[Material provided]
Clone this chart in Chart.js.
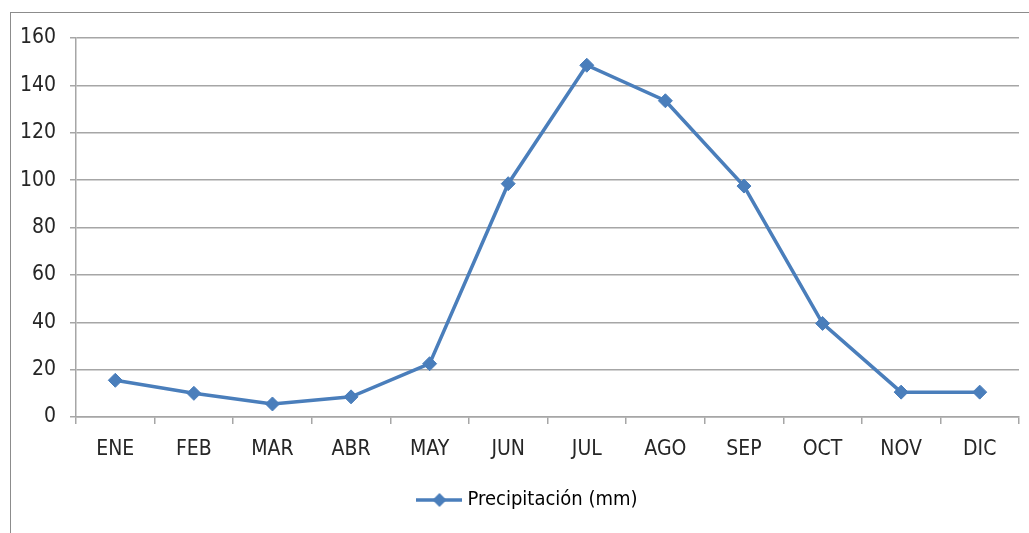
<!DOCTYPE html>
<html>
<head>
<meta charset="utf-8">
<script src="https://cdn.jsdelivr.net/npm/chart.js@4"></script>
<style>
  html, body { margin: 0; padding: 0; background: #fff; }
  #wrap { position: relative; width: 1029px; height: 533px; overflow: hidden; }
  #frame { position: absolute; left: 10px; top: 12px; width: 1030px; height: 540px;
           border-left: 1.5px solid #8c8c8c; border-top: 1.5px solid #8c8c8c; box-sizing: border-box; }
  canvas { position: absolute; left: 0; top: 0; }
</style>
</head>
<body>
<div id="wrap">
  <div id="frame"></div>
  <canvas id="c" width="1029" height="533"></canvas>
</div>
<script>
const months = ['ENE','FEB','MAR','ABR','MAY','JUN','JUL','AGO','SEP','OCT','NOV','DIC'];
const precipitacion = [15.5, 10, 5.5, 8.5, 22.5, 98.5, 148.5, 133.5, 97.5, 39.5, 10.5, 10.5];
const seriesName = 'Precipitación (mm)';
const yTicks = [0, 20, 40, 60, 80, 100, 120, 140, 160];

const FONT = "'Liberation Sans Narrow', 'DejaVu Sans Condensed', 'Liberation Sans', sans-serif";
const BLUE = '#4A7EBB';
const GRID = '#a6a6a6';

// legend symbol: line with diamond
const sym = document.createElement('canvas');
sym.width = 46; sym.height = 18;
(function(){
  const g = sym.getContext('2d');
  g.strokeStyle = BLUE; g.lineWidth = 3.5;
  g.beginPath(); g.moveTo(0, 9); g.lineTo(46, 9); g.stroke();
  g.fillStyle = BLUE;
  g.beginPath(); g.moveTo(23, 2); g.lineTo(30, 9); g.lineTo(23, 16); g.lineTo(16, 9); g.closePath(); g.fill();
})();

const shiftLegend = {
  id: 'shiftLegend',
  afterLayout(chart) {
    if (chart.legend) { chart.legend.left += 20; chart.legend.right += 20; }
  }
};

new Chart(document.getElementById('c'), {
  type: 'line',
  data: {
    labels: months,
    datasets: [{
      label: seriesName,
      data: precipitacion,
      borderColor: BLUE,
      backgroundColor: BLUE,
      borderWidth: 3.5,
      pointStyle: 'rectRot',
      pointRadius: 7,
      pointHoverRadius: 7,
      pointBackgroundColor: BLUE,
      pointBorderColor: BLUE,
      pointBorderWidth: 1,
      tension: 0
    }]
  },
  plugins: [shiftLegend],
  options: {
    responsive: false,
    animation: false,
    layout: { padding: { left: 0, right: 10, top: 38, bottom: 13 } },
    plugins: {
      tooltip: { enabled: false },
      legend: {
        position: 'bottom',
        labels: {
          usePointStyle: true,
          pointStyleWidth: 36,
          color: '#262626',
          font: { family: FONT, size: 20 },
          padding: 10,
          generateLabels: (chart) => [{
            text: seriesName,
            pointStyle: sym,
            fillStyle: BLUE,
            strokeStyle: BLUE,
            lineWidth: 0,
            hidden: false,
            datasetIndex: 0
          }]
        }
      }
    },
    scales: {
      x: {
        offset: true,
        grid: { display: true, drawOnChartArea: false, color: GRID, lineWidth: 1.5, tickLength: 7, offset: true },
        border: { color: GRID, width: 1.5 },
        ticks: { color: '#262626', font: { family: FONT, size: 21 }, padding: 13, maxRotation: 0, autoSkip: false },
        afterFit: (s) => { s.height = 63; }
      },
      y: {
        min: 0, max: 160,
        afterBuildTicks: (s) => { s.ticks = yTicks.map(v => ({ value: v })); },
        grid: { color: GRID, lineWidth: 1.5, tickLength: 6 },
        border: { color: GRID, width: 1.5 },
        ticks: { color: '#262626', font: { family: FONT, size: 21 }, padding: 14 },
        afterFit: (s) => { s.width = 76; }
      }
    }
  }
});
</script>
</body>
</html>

[Given task]
Transcribe the whole listing, character for character, but not its images.

[Exercise response]
Clone this chart in Chart.js.
<!DOCTYPE html>
<html>
<head>
<meta charset="utf-8">
<script src="https://cdn.jsdelivr.net/npm/chart.js@4"></script>
<style>
  html, body { margin: 0; padding: 0; background: #fff; }
  #wrap { position: relative; width: 1029px; height: 533px; overflow: hidden; }
  #frame { position: absolute; left: 10px; top: 12px; width: 1030px; height: 540px;
           border-left: 1.5px solid #8c8c8c; border-top: 1.5px solid #8c8c8c; box-sizing: border-box; }
  canvas { position: absolute; left: 0; top: 0; }
</style>
</head>
<body>
<div id="wrap">
  <div id="frame"></div>
  <canvas id="c" width="1029" height="533"></canvas>
</div>
<script>
const months = ['ENE','FEB','MAR','ABR','MAY','JUN','JUL','AGO','SEP','OCT','NOV','DIC'];
const precipitacion = [15.5, 10, 5.5, 8.5, 22.5, 98.5, 148.5, 133.5, 97.5, 39.5, 10.5, 10.5];
const seriesName = 'Precipitación (mm)';
const yTicks = [0, 20, 40, 60, 80, 100, 120, 140, 160];

const FONT = "'Liberation Sans Narrow', 'DejaVu Sans Condensed', 'Liberation Sans', sans-serif";
const BLUE = '#4A7EBB';
const GRID = '#a6a6a6';

// legend symbol: line with diamond
const sym = document.createElement('canvas');
sym.width = 46; sym.height = 18;
(function(){
  const g = sym.getContext('2d');
  g.strokeStyle = BLUE; g.lineWidth = 3.5;
  g.beginPath(); g.moveTo(0, 9); g.lineTo(46, 9); g.stroke();
  g.fillStyle = BLUE;
  g.beginPath(); g.moveTo(23, 2); g.lineTo(30, 9); g.lineTo(23, 16); g.lineTo(16, 9); g.closePath(); g.fill();
})();

const shiftLegend = {
  id: 'shiftLegend',
  afterLayout(chart) {
    if (chart.legend) { chart.legend.left += 20; chart.legend.right += 20; }
  }
};

new Chart(document.getElementById('c'), {
  type: 'line',
  data: {
    labels: months,
    datasets: [{
      label: seriesName,
      data: precipitacion,
      borderColor: BLUE,
      backgroundColor: BLUE,
      borderWidth: 3.5,
      pointStyle: 'rectRot',
      pointRadius: 7,
      pointHoverRadius: 7,
      pointBackgroundColor: BLUE,
      pointBorderColor: BLUE,
      pointBorderWidth: 1,
      tension: 0
    }]
  },
  plugins: [shiftLegend],
  options: {
    responsive: false,
    animation: false,
    layout: { padding: { left: 0, right: 10, top: 38, bottom: 13 } },
    plugins: {
      tooltip: { enabled: false },
      legend: {
        position: 'bottom',
        labels: {
          usePointStyle: true,
          pointStyleWidth: 36,
          color: '#262626',
          font: { family: FONT, size: 20 },
          padding: 10,
          generateLabels: (chart) => [{
            text: seriesName,
            pointStyle: sym,
            fillStyle: BLUE,
            strokeStyle: BLUE,
            lineWidth: 0,
            hidden: false,
            datasetIndex: 0
          }]
        }
      }
    },
    scales: {
      x: {
        offset: true,
        grid: { display: true, drawOnChartArea: false, color: GRID, lineWidth: 1.5, tickLength: 7, offset: true },
        border: { color: GRID, width: 1.5 },
        ticks: { color: '#262626', font: { family: FONT, size: 21 }, padding: 13, maxRotation: 0, autoSkip: false },
        afterFit: (s) => { s.height = 63; }
      },
      y: {
        min: 0, max: 160,
        afterBuildTicks: (s) => { s.ticks = yTicks.map(v => ({ value: v })); },
        grid: { color: GRID, lineWidth: 1.5, tickLength: 6 },
        border: { color: GRID, width: 1.5 },
        ticks: { color: '#262626', font: { family: FONT, size: 21 }, padding: 14 },
        afterFit: (s) => { s.width = 76; }
      }
    }
  }
});
</script>
</body>
</html>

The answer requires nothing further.